A câmera sempre contempla estes espaços vazios com a câmera centralizada. Uma das únicas construções que aparecem é uma casa nômade. O fotógrafo é um vendedor ambulante que supre os povos das estepes e é a única ligação com eles. A sensibilidade do filme, e o que faz com que o queremos assisti-lo, é uma criança que encontra uma bola de tênis de mesa boiando em um rio. A pequena bola não pertence ao mundo deles, e eles não fazem a menor ideia do que é aquilo. As crianças perguntam para o pai, que não ligam para aquilo, por estarem acostumados a uma vida inteira sem conhecerem as cidades, somente cada canto daquela região. Mas a bola fascina as crianças, que ainda sairão de lá e conhecerão o mundo. Primeiro eles acham que é uma pérola fosforescente dos deuses do rio, mas um dos adultos compra uma televisão que quase nunca funciona, ligada em um gerador. Em uma das raras vezes em que ela pega, as crianças escutam ouvem que a bola de ping pong e a bola nacional da China.
Aqui vale um parêntese para dizes que o nome do filme tem Mongólia, mas não é o país, é uma região no norte da China. Sabendo que a bola é o símbolo nacional, eles resolvem ir a Pequim devolvê-la ao governo, que deve estar preocupado com ela, por isso sonham, um dia, atravessar o deserto de Gobi e a levar a capital.
A bola, pelo fascínio que causa, acaba causando desavenças entre os amigos mirins.
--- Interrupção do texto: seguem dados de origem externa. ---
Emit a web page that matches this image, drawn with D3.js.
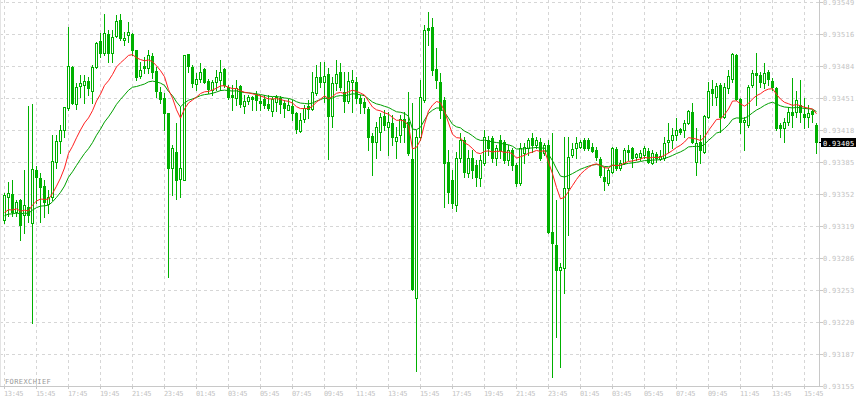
<!DOCTYPE html>
<html><head><meta charset="utf-8">
<script src="https://cdn.jsdelivr.net/npm/d3@7"></script>
<style>body{margin:0;background:#fff}svg{display:block}</style>
</head><body>
<svg id="c" width="856" height="400"></svg>
<script>
// ---- data (15-minute bars) ----
const timeLabels = ["13:45","15:45","17:45","19:45","21:45","23:45","01:45","03:45","05:45","07:45","09:45","11:45","13:45",
  "15:45","17:45","19:45","21:45","23:45","01:45","03:45","05:45","07:45","09:45","11:45","13:45","15:45"];
const priceLabels = ["0.93155","0.93187","0.93220","0.93253","0.93286","0.93319","0.93352","0.93385","0.93418","0.93451","0.93484","0.93516","0.93549"];
const lastPriceLabel = "0.93405";
const brandLabel = "FOREXCHIEF";

const open = [
0.93325,0.93349,0.93352,0.93334,0.93346,0.93330,0.93339,0.93322,0.93377,0.93368,
0.93360,0.93342,0.93349,0.93385,0.93406,0.93418,0.93440,0.93482,0.93444,0.93463,
0.93464,0.93468,0.93458,0.93482,0.93509,0.93497,0.93516,0.93497,0.93514,0.93531,
0.93510,0.93515,0.93516,0.93500,0.93473,0.93483,0.93481,0.93494,0.93478,0.93457,
0.93450,0.93435,0.93379,0.93395,0.93367,0.93366,0.93496,0.93482,0.93465,0.93470,
0.93480,0.93468,0.93459,0.93467,0.93469,0.93480,0.93462,0.93454,0.93450,0.93463,
0.93442,0.93447,0.93452,0.93455,0.93447,0.93449,0.93444,0.93437,0.93446,0.93450,
0.93445,0.93438,0.93442,0.93435,0.93417,0.93429,0.93442,0.93439,0.93456,0.93472,
0.93467,0.93475,0.93432,0.93466,0.93477,0.93457,0.93447,0.93467,0.93467,0.93450,
0.93446,0.93439,0.93411,0.93405,0.93416,0.93432,0.93421,0.93425,0.93406,0.93413,
0.93429,0.93426,0.93388,0.93245,0.93410,0.93448,0.93522,0.93523,0.93480,0.93467,
0.93448,0.93385,0.93366,0.93341,0.93389,0.93407,0.93374,0.93389,0.93382,0.93368,
0.93384,0.93407,0.93409,0.93389,0.93407,0.93405,0.93387,0.93397,0.93382,0.93363,
0.93394,0.93399,0.93409,0.93402,0.93405,0.93394,0.93402,0.93313,0.93300,0.93274,
0.93276,0.93358,0.93392,0.93399,0.93400,0.93407,0.93407,0.93400,0.93397,0.93388,
0.93369,0.93363,0.93375,0.93398,0.93379,0.93384,0.93397,0.93399,0.93390,0.93390,
0.93392,0.93396,0.93384,0.93393,0.93388,0.93389,0.93405,0.93407,0.93413,0.93419,
0.93418,0.93425,0.93436,0.93385,0.93405,0.93395,0.93431,0.93460,0.93452,0.93464,
0.93431,0.93461,0.93470,0.93495,0.93449,0.93426,0.93423,0.93464,0.93476,0.93474,
0.93466,0.93477,0.93468,0.93461,0.93423,0.93420,0.93426,0.93436,0.93436,0.93443,
0.93434,0.93431,0.93437,0.93423];
const high = [
0.93353,0.93364,0.93366,0.93346,0.93347,0.93377,0.93442,0.93444,0.93381,0.93374,
0.93366,0.93356,0.93413,0.93413,0.93423,0.93441,0.93523,0.93483,0.93466,0.93474,
0.93474,0.93472,0.93484,0.93508,0.93517,0.93537,0.93520,0.93520,0.93536,0.93537,
0.93518,0.93528,0.93517,0.93500,0.93487,0.93493,0.93500,0.93497,0.93482,0.93462,
0.93456,0.93435,0.93402,0.93425,0.93441,0.93495,0.93496,0.93484,0.93476,0.93486,
0.93481,0.93470,0.93469,0.93479,0.93489,0.93481,0.93464,0.93464,0.93469,0.93464,
0.93454,0.93454,0.93453,0.93458,0.93454,0.93454,0.93454,0.93452,0.93454,0.93453,
0.93448,0.93449,0.93448,0.93436,0.93435,0.93443,0.93448,0.93477,0.93484,0.93487,
0.93487,0.93481,0.93472,0.93489,0.93486,0.93477,0.93477,0.93479,0.93472,0.93454,
0.93450,0.93441,0.93415,0.93426,0.93435,0.93438,0.93436,0.93433,0.93421,0.93433,
0.93436,0.93457,0.93445,0.93418,0.93469,0.93525,0.93539,0.93533,0.93502,0.93476,
0.93452,0.93397,0.93377,0.93395,0.93415,0.93410,0.93397,0.93397,0.93387,0.93392,
0.93418,0.93411,0.93411,0.93402,0.93413,0.93407,0.93402,0.93399,0.93384,0.93404,
0.93404,0.93409,0.93415,0.93410,0.93409,0.93404,0.93407,0.93415,0.93346,0.93281,
0.93410,0.93410,0.93404,0.93410,0.93407,0.93409,0.93409,0.93404,0.93400,0.93390,
0.93380,0.93379,0.93400,0.93400,0.93387,0.93399,0.93402,0.93400,0.93394,0.93397,
0.93401,0.93399,0.93397,0.93395,0.93397,0.93410,0.93425,0.93420,0.93430,0.93420,
0.93428,0.93438,0.93445,0.93420,0.93413,0.93433,0.93467,0.93469,0.93466,0.93466,
0.93466,0.93479,0.93497,0.93496,0.93450,0.93431,0.93464,0.93479,0.93497,0.93477,
0.93486,0.93479,0.93471,0.93462,0.93425,0.93430,0.93441,0.93471,0.93458,0.93469,
0.93450,0.93443,0.93438,0.93425];
const low = [
0.93322,0.93329,0.93329,0.93329,0.93305,0.93312,0.93323,0.93220,0.93343,0.93323,
0.93328,0.93332,0.93346,0.93379,0.93394,0.93410,0.93438,0.93444,0.93439,0.93452,
0.93445,0.93454,0.93445,0.93481,0.93493,0.93495,0.93487,0.93487,0.93513,0.93510,
0.93505,0.93508,0.93495,0.93469,0.93471,0.93476,0.93476,0.93471,0.93452,0.93445,
0.93418,0.93267,0.93351,0.93347,0.93349,0.93366,0.93477,0.93462,0.93459,0.93467,
0.93466,0.93456,0.93454,0.93459,0.93459,0.93462,0.93449,0.93438,0.93443,0.93441,
0.93435,0.93444,0.93438,0.93438,0.93438,0.93440,0.93438,0.93432,0.93437,0.93435,
0.93431,0.93438,0.93428,0.93415,0.93416,0.93426,0.93430,0.93438,0.93454,0.93462,
0.93446,0.93388,0.93421,0.93459,0.93459,0.93436,0.93445,0.93436,0.93445,0.93435,
0.93435,0.93397,0.93371,0.93389,0.93397,0.93418,0.93392,0.93402,0.93389,0.93405,
0.93405,0.93392,0.93253,0.93170,0.93407,0.93446,0.93505,0.93474,0.93461,0.93430,
0.93339,0.93343,0.93338,0.93335,0.93385,0.93369,0.93369,0.93368,0.93360,0.93360,
0.93382,0.93392,0.93385,0.93382,0.93389,0.93384,0.93382,0.93377,0.93360,0.93361,
0.93384,0.93392,0.93395,0.93399,0.93387,0.93392,0.93312,0.93164,0.93205,0.93175,
0.93250,0.93310,0.93390,0.93389,0.93399,0.93397,0.93397,0.93395,0.93387,0.93369,
0.93356,0.93361,0.93374,0.93377,0.93377,0.93383,0.93387,0.93380,0.93387,0.93387,
0.93389,0.93384,0.93383,0.93385,0.93387,0.93387,0.93395,0.93399,0.93407,0.93414,
0.93410,0.93424,0.93404,0.93371,0.93384,0.93394,0.93430,0.93443,0.93443,0.93416,
0.93430,0.93456,0.93467,0.93448,0.93415,0.93397,0.93421,0.93462,0.93443,0.93462,
0.93461,0.93464,0.93459,0.93418,0.93410,0.93405,0.93423,0.93421,0.93431,0.93426,
0.93420,0.93421,0.93426,0.93394];
const close = [
0.93351,0.93353,0.93334,0.93344,0.93320,0.93341,0.93330,0.93378,0.93369,0.93359,
0.93344,0.93349,0.93386,0.93406,0.93418,0.93441,0.93483,0.93445,0.93462,0.93466,
0.93468,0.93461,0.93482,0.93507,0.93497,0.93517,0.93497,0.93513,0.93529,0.93512,
0.93512,0.93518,0.93500,0.93472,0.93479,0.93481,0.93495,0.93477,0.93458,0.93449,
0.93435,0.93379,0.93399,0.93366,0.93379,0.93495,0.93483,0.93466,0.93470,0.93477,
0.93467,0.93460,0.93467,0.93472,0.93477,0.93464,0.93452,0.93452,0.93461,0.93444,
0.93447,0.93452,0.93449,0.93448,0.93445,0.93443,0.93440,0.93449,0.93452,0.93444,
0.93440,0.93443,0.93435,0.93419,0.93428,0.93440,0.93439,0.93457,0.93472,0.93467,
0.93473,0.93432,0.93466,0.93475,0.93462,0.93447,0.93468,0.93469,0.93450,0.93445,
0.93441,0.93410,0.93405,0.93421,0.93431,0.93423,0.93426,0.93410,0.93410,0.93429,
0.93421,0.93394,0.93255,0.93410,0.93452,0.93520,0.93520,0.93479,0.93469,0.93438,
0.93384,0.93354,0.93343,0.93389,0.93407,0.93375,0.93389,0.93377,0.93369,0.93387,
0.93410,0.93399,0.93389,0.93399,0.93397,0.93387,0.93397,0.93382,0.93363,0.93399,
0.93400,0.93407,0.93402,0.93407,0.93389,0.93402,0.93313,0.93302,0.93274,0.93277,
0.93358,0.93390,0.93398,0.93404,0.93405,0.93399,0.93399,0.93396,0.93390,0.93371,
0.93365,0.93377,0.93399,0.93379,0.93384,0.93397,0.93395,0.93389,0.93393,0.93394,
0.93399,0.93385,0.93394,0.93389,0.93391,0.93404,0.93407,0.93413,0.93418,0.93416,
0.93425,0.93437,0.93405,0.93404,0.93397,0.93432,0.93458,0.93456,0.93463,0.93431,
0.93462,0.93473,0.93496,0.93449,0.93426,0.93428,0.93462,0.93476,0.93474,0.93467,
0.93476,0.93470,0.93462,0.93420,0.93420,0.93426,0.93436,0.93433,0.93448,0.93436,
0.93431,0.93435,0.93434,0.93405];

// moving-average settings (exponential), values at the left edge
const maFastPeriod = 13, maSlowPeriod = 26;
const maFastStart = 0.93330, maSlowStart = 0.93328;

// ---- layout ----
const plotRight = 819, plotBottom = 386, plotTop = 2;
const svg = d3.select("#c");
const n = close.length;
const x = d3.scaleLinear().domain([0, n - 1]).range([4, 4 + 4 * (n - 1)]);
const y = d3.scaleLinear().domain([+priceLabels[0], +priceLabels[priceLabels.length - 1]]).range([plotBottom, plotTop]);
const tickVals = priceLabels.map((d, k) => y.invert(plotBottom - k * (plotBottom - plotTop) / (priceLabels.length - 1)));

const gridCol = "#d6d6d6", axisCol = "#c8c8c8", textCol = "#c3c3c3";
const candleCol = "#00b000";

// grid
const g = svg.append("g");
g.selectAll("line.h").data(tickVals.slice(1)).join("line")
  .attr("x1", 0).attr("x2", plotRight).attr("y1", d => Math.round(y(d)) + 0.5).attr("y2", d => Math.round(y(d)) + 0.5)
  .attr("stroke", gridCol).attr("stroke-dasharray", "3,3");
g.selectAll("line.v").data(timeLabels).join("line")
  .attr("x1", (d, k) => x(k * 8) + 0.5).attr("x2", (d, k) => x(k * 8) + 0.5)
  .attr("y1", 0).attr("y2", plotBottom)
  .attr("stroke", gridCol).attr("stroke-dasharray", "3,3");

// axes
svg.append("line").attr("x1", plotRight + 0.5).attr("x2", plotRight + 0.5).attr("y1", 0).attr("y2", plotBottom + 1).attr("stroke", axisCol);
svg.append("line").attr("x1", 0).attr("x2", plotRight + 1).attr("y1", plotBottom + 0.5).attr("y2", plotBottom + 0.5).attr("stroke", axisCol);
svg.append("line").attr("x1", 0.5).attr("x2", 0.5).attr("y1", 0).attr("y2", plotBottom).attr("stroke", "#e4e4e4");

svg.selectAll("line.rt").data(tickVals).join("line")
  .attr("x1", plotRight).attr("x2", plotRight + 4).attr("y1", d => Math.round(y(d)) + 0.5).attr("y2", d => Math.round(y(d)) + 0.5)
  .attr("stroke", axisCol);
svg.selectAll("text.rt").data(tickVals).join("text")
  .attr("x", plotRight + 4).attr("y", d => Math.round(y(d)) + 3)
  .attr("font-family", "DejaVu Sans Mono").attr("font-size", 7).attr("letter-spacing", 0.3)
  .attr("fill", textCol).text((d, k) => priceLabels[k]);

svg.selectAll("line.bt").data(timeLabels).join("line")
  .attr("x1", (d, k) => x(k * 8) + 0.5).attr("x2", (d, k) => x(k * 8) + 0.5)
  .attr("y1", plotBottom).attr("y2", plotBottom + 3).attr("stroke", axisCol);
svg.selectAll("text.bt").data(timeLabels).join("text")
  .attr("x", (d, k) => x(k * 8)).attr("y", 396)
  .attr("font-family", "DejaVu Sans Mono").attr("font-size", 7).attr("letter-spacing", -0.4)
  .attr("fill", textCol).text(d => d);

svg.append("text").attr("x", 5).attr("y", 384)
  .attr("font-family", "DejaVu Sans Mono").attr("font-size", 7).attr("letter-spacing", 0.4)
  .attr("fill", "#9a9a9a").text(brandLabel);

// candles
const cg = svg.append("g");
for (let i = 0; i < n; i++) {
  const cx = Math.round(x(i));
  cg.append("line").attr("x1", cx + 0.5).attr("x2", cx + 0.5)
    .attr("y1", Math.round(y(high[i]))).attr("y2", Math.round(y(low[i])) + 1)
    .attr("stroke", candleCol);
  const top = Math.round(y(Math.max(open[i], close[i])));
  const bot = Math.round(y(Math.min(open[i], close[i])));
  if (close[i] < open[i]) {
    cg.append("rect").attr("x", cx - 1).attr("y", top).attr("width", 3).attr("height", Math.max(1, bot - top + 1))
      .attr("fill", candleCol);
  } else {
    cg.append("rect").attr("x", cx - 0.5).attr("y", top + 0.5).attr("width", 2).attr("height", Math.max(0, bot - top))
      .attr("fill", "#fff").attr("stroke", candleCol);
  }
}

// moving averages
function ema(values, period, start) {
  const a = 2 / (period + 1); let m = start;
  return values.map(v => (m = m + a * (v - m)));
}
const slow = ema(close, maSlowPeriod, maSlowStart);
const fast = ema(close, maFastPeriod, maFastStart);
const line = d3.line().x((d, i) => x(i) + 0.5).y(d => y(d));
svg.append("path").attr("d", line(slow)).attr("fill", "none").attr("stroke", "#00a000").attr("stroke-width", 1);
svg.append("path").attr("d", line(fast)).attr("fill", "none").attr("stroke", "#ff2020").attr("stroke-width", 1);

// current price box
const yl = Math.round(y(close[n - 1]));
svg.append("line").attr("x1", plotRight).attr("x2", plotRight + 4).attr("y1", yl + 0.5).attr("y2", yl + 0.5).attr("stroke", "#000");
svg.append("rect").attr("x", plotRight + 2).attr("y", yl - 4).attr("width", 35).attr("height", 9).attr("fill", "#000");
svg.append("text").attr("x", plotRight + 4).attr("y", yl + 3.5)
  .attr("font-family", "DejaVu Sans Mono").attr("font-size", 7).attr("letter-spacing", 0.3)
  .attr("fill", "#fff").text(lastPriceLabel);
</script>
</body></html>
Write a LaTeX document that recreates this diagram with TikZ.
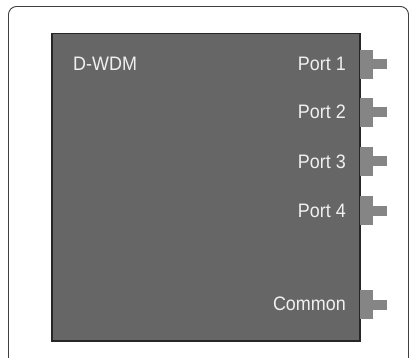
\documentclass[tikz,border=0pt]{standalone}
\usepackage{fontspec}
\setmainfont{Liberation Sans}[FakeStretch=0.92]
\begin{document}
\begin{tikzpicture}[x=1pt,y=-1pt,
  lbl/.style={text=white!94!black,font=\fontsize{19.5}{20}\selectfont,inner sep=0pt,anchor=base east},
  conn/.style={fill=black!48,draw=none}]
\useasboundingbox (0,0) rectangle (409,358);
\clip (0,0) rectangle (409,358);
\draw[black!75,line width=0.9pt,rounded corners=8pt] (8.5,6.5) rectangle (408.5,380);
\node[draw=black!85,fill=black!60,line width=1.5pt,minimum width=308pt,minimum height=307pt,inner sep=0pt,anchor=north west] (box) at (51,33) {};
\node[lbl,anchor=base west] (title) at (73,71) {D-WDM};
\foreach \n/\t/\b/\txt in {p1/50/71/Port 1, p2/98/119/Port 2, p3/147/168/Port 3, p4/196/217/Port 4, pc/290/310/Common}{
  \node[lbl] (\n) at (346,\b) {\txt};
  \fill[conn] (360,\t) rectangle (373,\t+29);
  \fill[conn] (373,\t+9.5) rectangle (387,\t+19.5);
}
\end{tikzpicture}
\end{document}
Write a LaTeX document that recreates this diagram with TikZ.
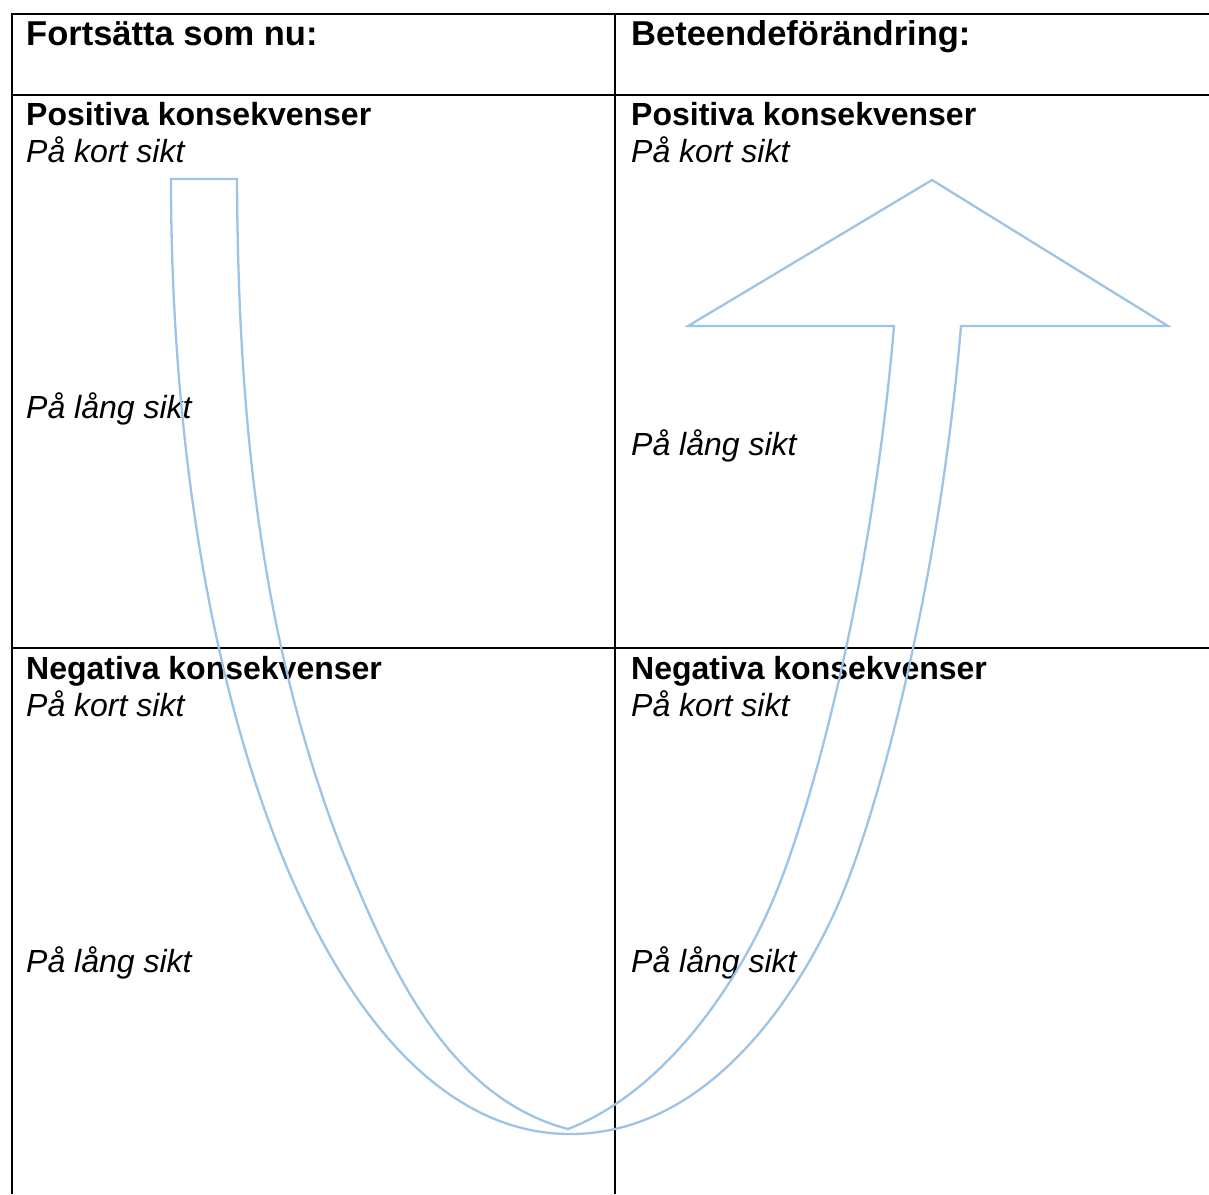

É como a garrafa de Coca-Cola introduzida em um meio em que todos dividem tudo, em Os Deuses Devem Estar Loucos, mas não é uma comédia como este filme, e sim um drama. O pai de um deles, diz para eles, que “irmãos da estepe dividem tudo”, mas com objetos exteriores ao mundo deles, isto não pode funcionar.
Como o menino que achou a bola completou sete ano, os pais resolvem manda-lo para a cidade estudar. Uma das cenas que deixa o menino perplexo é que pessoas da cidade param para tirar fotos com o cenário da estepe no fundo, algo tão comum para ele.
Já na escola, o menino ouve, vindo do ginásio, barulhos como se fossem batidas na mesa. O objetivo aqui não é dar spoiler, mas a cena que vem a seguir é uma das belas, e um dos finais mais bonitos, do rico cinema asiático.